§ **Stated exercise**
Pictures excluded, return the lines below from the first through the line holding "start=x0, stop=x1, colorscale=stops)".

## Begin

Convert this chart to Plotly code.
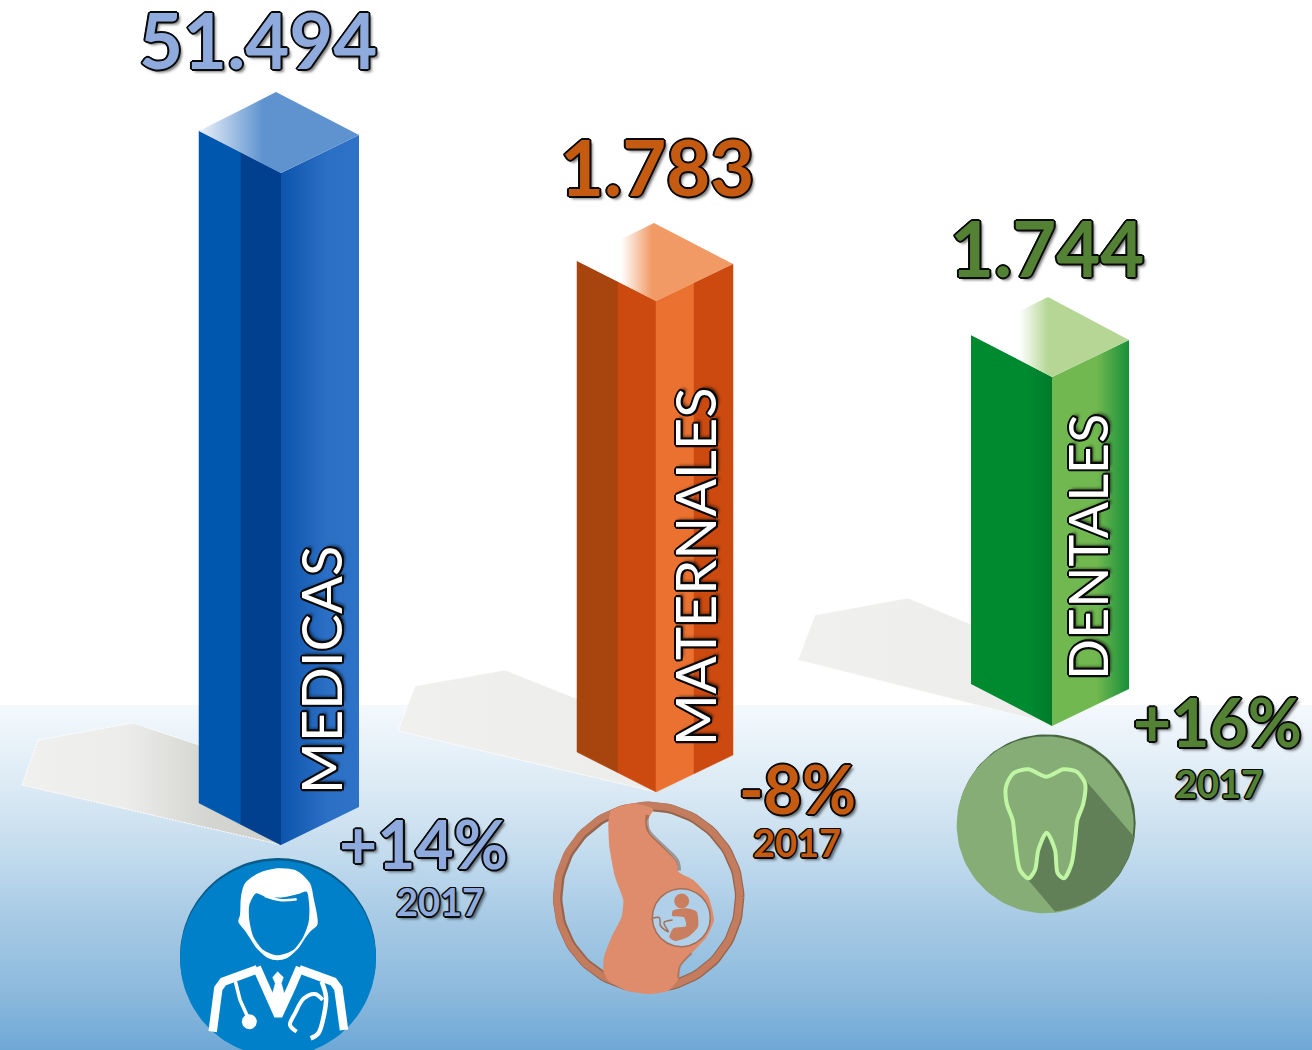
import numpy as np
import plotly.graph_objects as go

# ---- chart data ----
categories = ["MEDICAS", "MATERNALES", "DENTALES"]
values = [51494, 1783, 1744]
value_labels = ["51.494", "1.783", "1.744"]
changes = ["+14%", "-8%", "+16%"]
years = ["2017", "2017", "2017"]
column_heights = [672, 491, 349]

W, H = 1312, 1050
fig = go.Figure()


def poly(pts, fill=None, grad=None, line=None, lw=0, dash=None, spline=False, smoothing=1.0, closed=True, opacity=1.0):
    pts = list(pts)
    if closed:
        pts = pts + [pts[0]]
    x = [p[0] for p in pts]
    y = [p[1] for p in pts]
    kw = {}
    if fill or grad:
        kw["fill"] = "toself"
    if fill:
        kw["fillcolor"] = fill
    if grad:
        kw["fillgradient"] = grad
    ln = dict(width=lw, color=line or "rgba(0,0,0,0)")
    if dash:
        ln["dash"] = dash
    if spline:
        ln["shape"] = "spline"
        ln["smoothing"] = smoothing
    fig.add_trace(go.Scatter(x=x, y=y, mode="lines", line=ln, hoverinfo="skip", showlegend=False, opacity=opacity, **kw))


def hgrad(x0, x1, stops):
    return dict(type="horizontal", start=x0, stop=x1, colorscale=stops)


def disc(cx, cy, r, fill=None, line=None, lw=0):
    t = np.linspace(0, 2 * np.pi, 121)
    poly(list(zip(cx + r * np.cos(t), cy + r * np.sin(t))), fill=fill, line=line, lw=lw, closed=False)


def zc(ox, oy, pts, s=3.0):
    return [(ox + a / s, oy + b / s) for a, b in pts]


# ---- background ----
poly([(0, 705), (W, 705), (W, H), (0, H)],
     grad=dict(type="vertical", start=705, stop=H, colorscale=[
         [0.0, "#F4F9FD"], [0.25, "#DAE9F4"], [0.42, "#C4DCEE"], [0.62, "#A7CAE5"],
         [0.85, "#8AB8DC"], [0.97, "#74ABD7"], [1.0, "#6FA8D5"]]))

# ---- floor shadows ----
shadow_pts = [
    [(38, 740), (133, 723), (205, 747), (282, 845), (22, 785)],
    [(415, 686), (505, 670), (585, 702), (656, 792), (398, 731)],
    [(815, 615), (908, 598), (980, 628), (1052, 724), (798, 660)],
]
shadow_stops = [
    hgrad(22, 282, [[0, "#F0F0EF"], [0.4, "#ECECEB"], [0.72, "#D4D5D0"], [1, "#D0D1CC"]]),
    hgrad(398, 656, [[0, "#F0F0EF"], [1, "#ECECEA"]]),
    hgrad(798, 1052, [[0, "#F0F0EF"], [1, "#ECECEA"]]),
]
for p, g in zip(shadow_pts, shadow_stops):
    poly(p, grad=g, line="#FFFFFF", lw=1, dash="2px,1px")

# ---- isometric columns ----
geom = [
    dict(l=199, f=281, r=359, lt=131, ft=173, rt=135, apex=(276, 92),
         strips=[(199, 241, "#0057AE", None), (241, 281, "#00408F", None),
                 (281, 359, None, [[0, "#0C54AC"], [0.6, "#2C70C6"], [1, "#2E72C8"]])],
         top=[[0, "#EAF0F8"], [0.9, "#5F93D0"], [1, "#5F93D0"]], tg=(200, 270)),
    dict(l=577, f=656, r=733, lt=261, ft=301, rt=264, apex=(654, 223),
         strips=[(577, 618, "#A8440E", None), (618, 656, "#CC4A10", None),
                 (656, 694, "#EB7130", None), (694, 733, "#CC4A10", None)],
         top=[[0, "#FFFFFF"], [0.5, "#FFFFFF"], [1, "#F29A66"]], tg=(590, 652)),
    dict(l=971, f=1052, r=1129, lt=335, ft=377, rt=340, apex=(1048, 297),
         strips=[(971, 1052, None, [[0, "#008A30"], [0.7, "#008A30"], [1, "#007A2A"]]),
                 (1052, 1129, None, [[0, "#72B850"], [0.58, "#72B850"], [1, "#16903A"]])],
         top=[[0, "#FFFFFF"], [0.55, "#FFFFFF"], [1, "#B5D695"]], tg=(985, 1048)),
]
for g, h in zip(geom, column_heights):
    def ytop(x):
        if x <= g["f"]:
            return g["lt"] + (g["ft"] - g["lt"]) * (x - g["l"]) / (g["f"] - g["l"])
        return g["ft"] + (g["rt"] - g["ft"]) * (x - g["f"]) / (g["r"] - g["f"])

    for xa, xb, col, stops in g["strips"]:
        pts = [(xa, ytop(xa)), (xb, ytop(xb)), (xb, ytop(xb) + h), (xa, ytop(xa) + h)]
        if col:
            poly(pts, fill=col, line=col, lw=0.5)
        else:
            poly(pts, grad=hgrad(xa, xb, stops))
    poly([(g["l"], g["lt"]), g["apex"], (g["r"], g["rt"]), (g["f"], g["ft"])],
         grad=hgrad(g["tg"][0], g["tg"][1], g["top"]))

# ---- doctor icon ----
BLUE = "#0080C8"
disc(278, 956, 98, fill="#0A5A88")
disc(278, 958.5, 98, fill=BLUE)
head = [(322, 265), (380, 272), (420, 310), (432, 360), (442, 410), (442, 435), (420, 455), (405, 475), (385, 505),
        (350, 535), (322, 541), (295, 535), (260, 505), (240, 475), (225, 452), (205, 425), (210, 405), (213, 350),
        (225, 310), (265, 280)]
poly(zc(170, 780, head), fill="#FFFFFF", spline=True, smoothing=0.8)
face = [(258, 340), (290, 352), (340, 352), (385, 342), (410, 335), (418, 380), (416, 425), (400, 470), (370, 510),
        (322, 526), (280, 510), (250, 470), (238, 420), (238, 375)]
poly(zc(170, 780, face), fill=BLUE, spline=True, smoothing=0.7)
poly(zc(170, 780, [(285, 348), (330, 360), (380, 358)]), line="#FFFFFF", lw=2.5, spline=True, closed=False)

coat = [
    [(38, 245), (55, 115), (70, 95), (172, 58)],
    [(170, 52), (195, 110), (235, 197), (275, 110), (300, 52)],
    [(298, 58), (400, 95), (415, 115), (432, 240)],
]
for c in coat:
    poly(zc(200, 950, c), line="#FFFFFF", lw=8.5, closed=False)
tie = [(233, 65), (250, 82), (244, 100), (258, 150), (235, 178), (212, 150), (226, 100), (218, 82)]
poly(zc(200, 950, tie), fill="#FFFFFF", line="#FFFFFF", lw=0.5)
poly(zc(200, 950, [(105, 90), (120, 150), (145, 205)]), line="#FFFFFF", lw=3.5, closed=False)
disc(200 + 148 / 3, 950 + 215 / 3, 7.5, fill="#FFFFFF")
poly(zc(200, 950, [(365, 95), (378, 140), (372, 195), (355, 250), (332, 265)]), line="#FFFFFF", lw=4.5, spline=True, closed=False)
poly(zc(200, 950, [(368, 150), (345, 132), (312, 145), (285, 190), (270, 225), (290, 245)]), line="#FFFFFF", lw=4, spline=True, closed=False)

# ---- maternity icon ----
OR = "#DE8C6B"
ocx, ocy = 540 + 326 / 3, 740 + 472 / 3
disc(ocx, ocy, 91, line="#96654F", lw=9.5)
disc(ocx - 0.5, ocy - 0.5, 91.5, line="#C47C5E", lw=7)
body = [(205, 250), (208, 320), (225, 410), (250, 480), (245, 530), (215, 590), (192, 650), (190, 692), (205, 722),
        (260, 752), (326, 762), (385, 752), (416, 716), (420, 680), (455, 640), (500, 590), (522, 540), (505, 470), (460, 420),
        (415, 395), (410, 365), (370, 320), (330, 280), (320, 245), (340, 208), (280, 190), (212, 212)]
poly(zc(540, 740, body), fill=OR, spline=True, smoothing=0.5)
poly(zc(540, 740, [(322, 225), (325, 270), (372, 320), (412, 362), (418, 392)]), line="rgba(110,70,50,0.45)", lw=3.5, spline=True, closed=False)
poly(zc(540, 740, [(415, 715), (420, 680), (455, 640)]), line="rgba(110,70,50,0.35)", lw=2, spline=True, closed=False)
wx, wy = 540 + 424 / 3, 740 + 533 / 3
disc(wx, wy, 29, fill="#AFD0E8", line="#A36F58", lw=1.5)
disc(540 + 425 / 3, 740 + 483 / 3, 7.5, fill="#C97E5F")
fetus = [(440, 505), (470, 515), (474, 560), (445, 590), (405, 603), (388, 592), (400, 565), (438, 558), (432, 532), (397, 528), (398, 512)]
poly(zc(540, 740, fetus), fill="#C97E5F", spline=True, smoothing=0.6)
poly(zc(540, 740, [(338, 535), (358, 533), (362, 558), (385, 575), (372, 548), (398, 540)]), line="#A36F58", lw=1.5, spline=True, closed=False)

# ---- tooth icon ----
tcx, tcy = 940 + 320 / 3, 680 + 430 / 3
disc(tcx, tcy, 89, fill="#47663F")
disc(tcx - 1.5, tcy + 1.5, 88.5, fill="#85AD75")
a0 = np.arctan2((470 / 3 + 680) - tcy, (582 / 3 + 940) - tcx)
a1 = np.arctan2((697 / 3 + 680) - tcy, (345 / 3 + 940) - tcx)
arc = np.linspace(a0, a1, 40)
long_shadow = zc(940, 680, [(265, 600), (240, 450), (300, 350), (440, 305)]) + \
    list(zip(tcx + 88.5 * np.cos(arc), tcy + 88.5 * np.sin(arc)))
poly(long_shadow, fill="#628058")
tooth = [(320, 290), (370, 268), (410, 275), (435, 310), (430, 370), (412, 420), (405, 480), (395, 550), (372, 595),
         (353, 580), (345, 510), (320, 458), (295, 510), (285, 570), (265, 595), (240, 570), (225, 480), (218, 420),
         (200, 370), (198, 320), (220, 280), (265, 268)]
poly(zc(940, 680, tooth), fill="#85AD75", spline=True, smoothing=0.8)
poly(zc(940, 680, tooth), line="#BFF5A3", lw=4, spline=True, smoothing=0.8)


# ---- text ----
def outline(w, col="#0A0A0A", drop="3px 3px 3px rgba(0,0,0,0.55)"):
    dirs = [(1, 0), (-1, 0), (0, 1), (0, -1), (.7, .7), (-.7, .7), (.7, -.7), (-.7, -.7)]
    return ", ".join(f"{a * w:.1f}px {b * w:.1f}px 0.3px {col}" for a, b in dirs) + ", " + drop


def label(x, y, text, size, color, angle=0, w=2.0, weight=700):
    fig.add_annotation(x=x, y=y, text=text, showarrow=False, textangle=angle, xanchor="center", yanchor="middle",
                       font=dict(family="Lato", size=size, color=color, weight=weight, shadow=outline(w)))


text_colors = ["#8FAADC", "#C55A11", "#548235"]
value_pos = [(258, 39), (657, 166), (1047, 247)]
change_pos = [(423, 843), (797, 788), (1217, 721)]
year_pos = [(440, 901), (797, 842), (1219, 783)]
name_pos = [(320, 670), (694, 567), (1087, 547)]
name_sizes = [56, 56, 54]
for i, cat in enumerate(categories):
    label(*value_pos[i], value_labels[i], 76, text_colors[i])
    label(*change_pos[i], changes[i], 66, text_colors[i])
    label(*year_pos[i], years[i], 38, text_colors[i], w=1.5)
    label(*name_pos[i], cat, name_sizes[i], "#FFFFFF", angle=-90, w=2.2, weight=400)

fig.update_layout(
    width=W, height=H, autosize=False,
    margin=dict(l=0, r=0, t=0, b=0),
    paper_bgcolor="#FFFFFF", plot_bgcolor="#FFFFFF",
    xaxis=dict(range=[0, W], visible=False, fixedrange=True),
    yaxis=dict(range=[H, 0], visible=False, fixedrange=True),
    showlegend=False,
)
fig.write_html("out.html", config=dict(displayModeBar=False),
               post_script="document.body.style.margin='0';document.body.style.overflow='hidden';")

## End

§ **Solution to this exercise**
Convert this chart to Plotly code.
import numpy as np
import plotly.graph_objects as go

# ---- chart data ----
categories = ["MEDICAS", "MATERNALES", "DENTALES"]
values = [51494, 1783, 1744]
value_labels = ["51.494", "1.783", "1.744"]
changes = ["+14%", "-8%", "+16%"]
years = ["2017", "2017", "2017"]
column_heights = [672, 491, 349]

W, H = 1312, 1050
fig = go.Figure()


def poly(pts, fill=None, grad=None, line=None, lw=0, dash=None, spline=False, smoothing=1.0, closed=True, opacity=1.0):
    pts = list(pts)
    if closed:
        pts = pts + [pts[0]]
    x = [p[0] for p in pts]
    y = [p[1] for p in pts]
    kw = {}
    if fill or grad:
        kw["fill"] = "toself"
    if fill:
        kw["fillcolor"] = fill
    if grad:
        kw["fillgradient"] = grad
    ln = dict(width=lw, color=line or "rgba(0,0,0,0)")
    if dash:
        ln["dash"] = dash
    if spline:
        ln["shape"] = "spline"
        ln["smoothing"] = smoothing
    fig.add_trace(go.Scatter(x=x, y=y, mode="lines", line=ln, hoverinfo="skip", showlegend=False, opacity=opacity, **kw))


def hgrad(x0, x1, stops):
    return dict(type="horizontal", start=x0, stop=x1, colorscale=stops)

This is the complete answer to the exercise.